I have to do that... I could merge both information in a single file, could you please tell me what do you think is the best way to do it? I'm looking at http://www.ebi.ac.uk/ena for usable formats
Hi,
Thank you very much for your quick response!
The command I used is:
java -jar medusa.jar -f 01_FASTA/ -i p214_sequence-FASTA-estimated-distance.fa -d -v -gexf -o p214_sequence-FASTA-medusa-fixed-estimated-distance.fa
If you wish, I could also provide you with the files I used (but notice that I used 106 reference genomes).

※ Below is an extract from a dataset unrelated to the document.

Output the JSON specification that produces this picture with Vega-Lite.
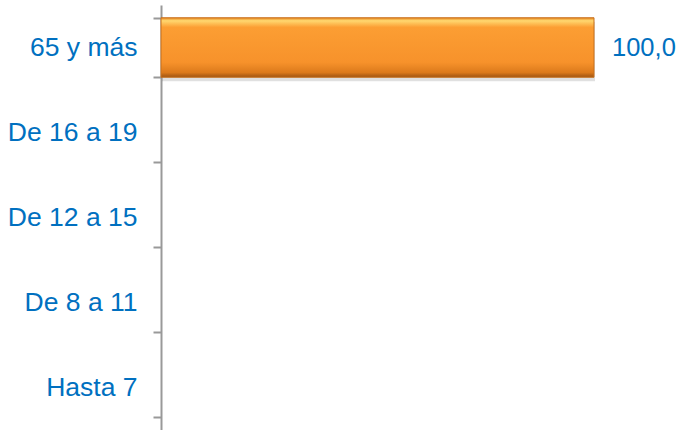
{
  "$schema": "https://vega.github.io/schema/vega-lite/v6.json",
  "width": 433,
  "height": 425,
  "autosize": "none",
  "padding": {"left": 161, "top": 5, "right": 85, "bottom": 0},
  "background": "white",
  "config": {"view": {"stroke": null}, "font": "Liberation Sans"},
  "data": {"values": [
    {"grupo": "65 y más", "valor": 100.0, "etiqueta": "100,0"},
    {"grupo": "De 16 a 19", "valor": 0, "etiqueta": ""},
    {"grupo": "De 12 a 15", "valor": 0, "etiqueta": ""},
    {"grupo": "De 8 a 11", "valor": 0, "etiqueta": ""},
    {"grupo": "Hasta 7", "valor": 0, "etiqueta": ""}
  ]},
  "encoding": {
    "y": {
      "field": "grupo", "type": "nominal", "sort": null,
      "scale": {"paddingInner": 0.3, "paddingOuter": 0.15, "domain": ["65 y más", "De 16 a 19", "De 12 a 15", "De 8 a 11", "Hasta 7"]},
      "axis": {
        "title": null, "tickBand": "extent", "domainColor": "#999999", "domainWidth": 2,
        "tickColor": "#999999", "tickWidth": 2, "tickSize": 8, "labelPadding": 16,
        "labelColor": "#0070C0", "labelFontSize": 26.5, "labelFont": "Liberation Sans"
      }
    },
    "x": {"field": "valor", "type": "quantitative", "scale": {"domain": [0, 100]}, "axis": null}
  },
  "layer": [
    {
      "transform": [{"filter": "datum.valor > 0"}],
      "mark": {"type": "bar", "color": "#000000", "opacity": 0.12, "yOffset": 4, "xOffset": 1},
      "encoding": {}
    },
    {
      "transform": [{"filter": "datum.valor > 0"}],
      "mark": {
        "type": "bar",
        "color": {
          "gradient": "linear", "x1": 0, "y1": 0, "x2": 0, "y2": 1,
          "stops": [
            {"offset": 0, "color": "#E8841E"},
            {"offset": 0.05, "color": "#FFD870"},
            {"offset": 0.16, "color": "#FC9E33"},
            {"offset": 0.75, "color": "#F7922B"},
            {"offset": 0.92, "color": "#DC7A1C"},
            {"offset": 1, "color": "#9E5312"}
          ]
        },
        "stroke": "#C8701C", "strokeWidth": 1
      }
    },
    {
      "mark": {"type": "text", "align": "left", "dx": 18, "fontSize": 25.5, "color": "#0070C0", "font": "Liberation Sans"},
      "encoding": {"text": {"field": "etiqueta"}}
    }
  ]
}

As for the format of exporting the information on contig arrangement, I think that a table with the full information on the contigs would be best. I would suggest a table, where each row corresponds to the input fasta file, and with the following columns: contig_number
, contig_name
, scaffold_name
, contig_orientation
, contig_reverse_complimented
Where:
contig_number
: just a serial number from 1-N (N - the number of contigs in the input) according to the arrangement of the contigs in the final output fasta file
contig_name
: the name of the contig in the input fasta file
scaffold_name
: the name of the scaffold, in the output fasta, that contains the contig
contig_orientation
: 1 or -1 according to whether the orientation of the contig was kept or changed.
contig_reverse_complimented
: 1 or -1 according to whether the sequence nucleotides were kept or complimented.
In addition, if distance estimation is performed (-d
), then I would suggest adding another column estimated_distance_to_next_contig
(where the contigs at the end of a scaffold would just have a NaN
or NA
).
I hope this is helpful!
Hello, in addition to what @ShaiberAlon mentioned, coordinates of contig x in scaffold y (start, end) would be very helpful.
So maybe you could expand your output by a distinct and parsable (.tsv) file containing one line for each input contig:
contig_number, contig_name, scaffold_name, contig_orientation, contig_start, contig_end
Thanks a lot for this excellent tool!
When using the
-d
option (for distance estimation) could there be a way to get the distance estimation as an output (for example in the SUMMARY file)?